C’è il contributo di Paolo Molaro, astrofisico dell’INAF-Osservatorio Astronomico di Trieste, sull’edizione 2014 della prestigiosa rivista Review of Particle Physics. Si tratta di una approfondita rassegna critica dello stato attuale della nucleosintesi cosmologica, cioè del processo che dalla fusione dei protoni e neutroni di cui era formato il “brodo primordiale” ha portato alla formazione dei primi elementi chimici nei primi 3 minuti di vita del nostro Universo, condotta con Brian Fields, direttore del Dipartimento di Astrofisica dell’lllinois, e Subir Sarkar di Oxford.
L’articolo è disponibile anche online per tutti. La Particle Physics Review iniziata nel 1957 da Murray Gell-Mann, premio Nobel per la fisica nel 1969, riassume con scadenza biennale le attuali conoscenze della cosmologia e della fisica delle particelle elementari. Diverse centinaia gli autori di tutto il mondo, tra cui diversi premi Nobel, contribuiscono ai 112 articoli del numero di quest’anno e tra loro Paolo Molaro, che è uno dei pochissimi italiani e unico tra gli astrofisici.
La teoria cosmologica attuale prevede che solo alcuni elementi si siano formati nelle prime fasi dell’espansione dell’Universo, mentre il resto degli elementi si sarebbe prodotto successivamente nelle stelle.
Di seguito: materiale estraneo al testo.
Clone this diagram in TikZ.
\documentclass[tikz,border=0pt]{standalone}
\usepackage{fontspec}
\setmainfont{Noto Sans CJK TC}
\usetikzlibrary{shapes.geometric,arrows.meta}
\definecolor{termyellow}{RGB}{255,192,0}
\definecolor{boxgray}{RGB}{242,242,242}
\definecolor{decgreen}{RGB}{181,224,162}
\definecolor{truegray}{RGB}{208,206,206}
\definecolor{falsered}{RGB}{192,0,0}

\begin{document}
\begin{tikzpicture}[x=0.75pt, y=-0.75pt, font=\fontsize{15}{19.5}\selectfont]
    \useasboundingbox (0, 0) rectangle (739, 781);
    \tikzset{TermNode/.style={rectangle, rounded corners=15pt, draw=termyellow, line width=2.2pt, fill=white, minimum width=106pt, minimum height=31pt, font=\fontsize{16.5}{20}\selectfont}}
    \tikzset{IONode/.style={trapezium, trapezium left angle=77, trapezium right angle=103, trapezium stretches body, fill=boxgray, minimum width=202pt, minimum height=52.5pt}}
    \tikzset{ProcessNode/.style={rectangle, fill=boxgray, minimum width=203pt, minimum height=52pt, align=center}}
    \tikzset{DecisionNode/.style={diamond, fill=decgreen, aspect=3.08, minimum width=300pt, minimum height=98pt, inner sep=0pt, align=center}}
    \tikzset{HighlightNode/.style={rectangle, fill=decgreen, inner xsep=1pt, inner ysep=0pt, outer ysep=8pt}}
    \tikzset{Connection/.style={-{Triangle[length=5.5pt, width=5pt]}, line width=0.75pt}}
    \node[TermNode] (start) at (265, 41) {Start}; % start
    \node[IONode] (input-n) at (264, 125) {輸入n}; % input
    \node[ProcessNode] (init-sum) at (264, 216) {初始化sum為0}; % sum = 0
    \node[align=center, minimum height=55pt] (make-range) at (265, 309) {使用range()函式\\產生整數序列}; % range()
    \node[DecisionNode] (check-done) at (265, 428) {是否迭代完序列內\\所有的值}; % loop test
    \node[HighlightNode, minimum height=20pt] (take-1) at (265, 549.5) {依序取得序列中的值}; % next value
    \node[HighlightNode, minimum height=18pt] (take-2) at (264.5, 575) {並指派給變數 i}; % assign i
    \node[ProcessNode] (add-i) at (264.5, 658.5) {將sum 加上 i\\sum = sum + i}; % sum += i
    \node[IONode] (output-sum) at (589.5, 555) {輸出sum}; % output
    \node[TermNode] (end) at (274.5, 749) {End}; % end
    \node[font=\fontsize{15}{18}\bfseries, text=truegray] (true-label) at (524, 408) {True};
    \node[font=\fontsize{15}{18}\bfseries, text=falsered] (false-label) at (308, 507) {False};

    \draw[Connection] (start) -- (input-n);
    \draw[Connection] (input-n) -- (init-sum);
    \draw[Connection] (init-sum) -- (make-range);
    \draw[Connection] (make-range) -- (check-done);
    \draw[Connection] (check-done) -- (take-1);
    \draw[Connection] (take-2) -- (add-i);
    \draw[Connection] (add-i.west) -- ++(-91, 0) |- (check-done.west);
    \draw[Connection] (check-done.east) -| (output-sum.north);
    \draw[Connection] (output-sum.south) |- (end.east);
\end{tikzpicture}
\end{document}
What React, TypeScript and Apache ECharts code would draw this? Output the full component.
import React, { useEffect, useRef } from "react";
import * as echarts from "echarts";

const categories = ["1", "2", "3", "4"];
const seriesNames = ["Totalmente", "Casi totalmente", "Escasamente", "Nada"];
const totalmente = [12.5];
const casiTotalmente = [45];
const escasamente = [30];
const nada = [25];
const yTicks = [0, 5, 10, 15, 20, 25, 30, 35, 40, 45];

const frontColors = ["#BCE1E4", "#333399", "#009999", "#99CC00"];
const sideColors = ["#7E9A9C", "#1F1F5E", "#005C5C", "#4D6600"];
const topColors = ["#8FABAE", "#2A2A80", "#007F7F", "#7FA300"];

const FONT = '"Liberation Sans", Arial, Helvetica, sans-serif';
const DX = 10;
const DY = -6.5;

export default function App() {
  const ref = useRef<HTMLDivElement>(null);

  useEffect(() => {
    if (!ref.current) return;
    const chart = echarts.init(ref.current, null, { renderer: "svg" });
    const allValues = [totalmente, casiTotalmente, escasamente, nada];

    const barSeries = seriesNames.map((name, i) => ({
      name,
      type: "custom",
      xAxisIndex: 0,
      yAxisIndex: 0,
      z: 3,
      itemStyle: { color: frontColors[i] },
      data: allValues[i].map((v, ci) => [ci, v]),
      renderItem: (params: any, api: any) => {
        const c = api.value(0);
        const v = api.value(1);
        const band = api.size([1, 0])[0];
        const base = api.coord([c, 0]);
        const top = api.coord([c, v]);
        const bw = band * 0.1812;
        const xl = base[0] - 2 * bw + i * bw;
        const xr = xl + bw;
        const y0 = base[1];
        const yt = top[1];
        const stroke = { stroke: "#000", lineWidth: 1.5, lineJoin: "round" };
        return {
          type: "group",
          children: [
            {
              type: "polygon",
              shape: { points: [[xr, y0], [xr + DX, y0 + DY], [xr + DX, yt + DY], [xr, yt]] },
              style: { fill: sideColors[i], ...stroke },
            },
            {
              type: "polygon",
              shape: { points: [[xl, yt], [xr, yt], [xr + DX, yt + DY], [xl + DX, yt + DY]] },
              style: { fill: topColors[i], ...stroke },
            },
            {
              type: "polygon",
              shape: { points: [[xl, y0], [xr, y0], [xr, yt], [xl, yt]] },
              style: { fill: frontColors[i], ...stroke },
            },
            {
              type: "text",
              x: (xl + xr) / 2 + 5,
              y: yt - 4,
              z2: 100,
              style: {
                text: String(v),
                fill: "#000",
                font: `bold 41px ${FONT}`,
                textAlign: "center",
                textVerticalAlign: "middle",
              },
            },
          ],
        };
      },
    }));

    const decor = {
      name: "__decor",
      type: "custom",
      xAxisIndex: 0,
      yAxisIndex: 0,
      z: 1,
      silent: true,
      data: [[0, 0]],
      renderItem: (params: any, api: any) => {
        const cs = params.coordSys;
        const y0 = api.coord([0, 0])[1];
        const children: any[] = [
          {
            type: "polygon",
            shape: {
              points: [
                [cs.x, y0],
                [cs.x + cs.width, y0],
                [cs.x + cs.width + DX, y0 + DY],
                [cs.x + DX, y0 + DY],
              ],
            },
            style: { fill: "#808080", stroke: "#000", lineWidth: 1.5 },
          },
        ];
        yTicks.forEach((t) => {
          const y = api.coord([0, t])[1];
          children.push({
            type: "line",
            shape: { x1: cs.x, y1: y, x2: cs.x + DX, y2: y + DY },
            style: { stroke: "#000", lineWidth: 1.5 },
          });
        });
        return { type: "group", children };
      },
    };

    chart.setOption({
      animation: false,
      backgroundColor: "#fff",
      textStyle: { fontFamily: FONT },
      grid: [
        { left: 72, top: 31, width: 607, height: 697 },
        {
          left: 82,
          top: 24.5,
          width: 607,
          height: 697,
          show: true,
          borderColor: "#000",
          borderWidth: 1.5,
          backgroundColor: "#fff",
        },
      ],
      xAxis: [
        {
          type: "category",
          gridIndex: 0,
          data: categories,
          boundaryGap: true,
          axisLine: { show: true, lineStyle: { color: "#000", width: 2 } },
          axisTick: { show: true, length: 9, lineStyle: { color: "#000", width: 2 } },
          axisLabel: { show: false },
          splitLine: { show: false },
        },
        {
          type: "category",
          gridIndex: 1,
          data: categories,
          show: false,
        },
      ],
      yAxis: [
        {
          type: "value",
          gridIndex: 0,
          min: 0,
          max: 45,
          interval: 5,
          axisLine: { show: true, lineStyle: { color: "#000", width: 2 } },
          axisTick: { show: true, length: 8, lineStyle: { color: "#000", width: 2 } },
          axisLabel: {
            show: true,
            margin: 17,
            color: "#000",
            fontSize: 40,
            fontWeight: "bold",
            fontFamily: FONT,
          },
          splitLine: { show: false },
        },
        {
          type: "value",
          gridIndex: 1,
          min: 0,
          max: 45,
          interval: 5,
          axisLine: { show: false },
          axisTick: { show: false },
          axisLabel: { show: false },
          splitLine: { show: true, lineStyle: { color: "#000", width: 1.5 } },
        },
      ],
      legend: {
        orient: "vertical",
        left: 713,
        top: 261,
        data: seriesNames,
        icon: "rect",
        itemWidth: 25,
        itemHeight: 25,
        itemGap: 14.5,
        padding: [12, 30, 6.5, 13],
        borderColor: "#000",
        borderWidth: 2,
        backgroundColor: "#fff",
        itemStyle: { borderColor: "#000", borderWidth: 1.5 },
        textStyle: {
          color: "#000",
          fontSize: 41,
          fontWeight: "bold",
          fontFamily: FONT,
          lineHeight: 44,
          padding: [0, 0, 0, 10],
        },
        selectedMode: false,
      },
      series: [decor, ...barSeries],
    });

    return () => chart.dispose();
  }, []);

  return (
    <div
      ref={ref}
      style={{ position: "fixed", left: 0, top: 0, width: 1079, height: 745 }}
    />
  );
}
L’elemento primordiale più semplice e abbondante è l’idrogeno, mentre gli altri elementi, detti di nucleosintesi cosmologica, sono il deuterio, un isotopo dell’idrogeno formato da un protone e un neutrone, l’elio e il suo isotopo elio-3, e il Litio.
«Molti probabilmente non sospettano minimamente di essere circondati da atomi che si sono formati nei primi minuti di vita dell’universo ben 13.8 miliardi di anni fa» commenta Paolo Molaro «come il litio nelle batterie dei nostri cellulari e il deuterio presente nel mare».
Oggi gli astronomi misurano l’abbondanza di questi elementi primordiali nell’ Universo più remoto e nelle stelle più antiche ed è proprio l’accordo tra le quantità misurate e quelle previste che fa della nucleosintesi primordiale uno dei pilastri della teoria del Big Bang.
Questo confronto tra teoria e osservazioni permette di “pesare” la componente dell’Universo fatta di atomi, o più correttamente di misurarne la massa. Questa misura può essere messa in relazione con la stima della stessa quantità ottenuta dalle anisotropie della Radiazione Cosmica di Fondo osservate dal satellite Planck. Le due misure della massa dell’Universo sono completamente indipendenti e relative a tempi differenti: 3 minuti dal Big Bang la prima e 380.000 anni la seconda.
La coincidenza impressionante tra le due misure non solo rafforza l’affidabilità del nostro modello cosmologico ma permette di restringere ulteriormente la possibilità che esistano altre famiglie di neutrini oltre alle 3 conosciute, e questo numero è un cardine fondamentale nel modello standard delle particelle elementari.
Non tutto però funziona. Un problema che rimane tuttora irrisolto è quello dall’abbondanza del litio, significativamente al di sotto del valore previsto dalla teoria. Su questa incongruenza gli astronomi si stanno impegnando da anni, «anche se il problema» commenta Molaro «è probabilmente causato dalla complicata evoluzione del litio nelle atmosfere delle stelle dove viene misurato e non dalla teoria della nucleosintesi primordiale». Terminato il lavoro di rassegna, è proprio su questa eventualità che Paolo Molaro sta attualmente lavorando con Alessandro Bressan e Xiaoting Fu della SISSA.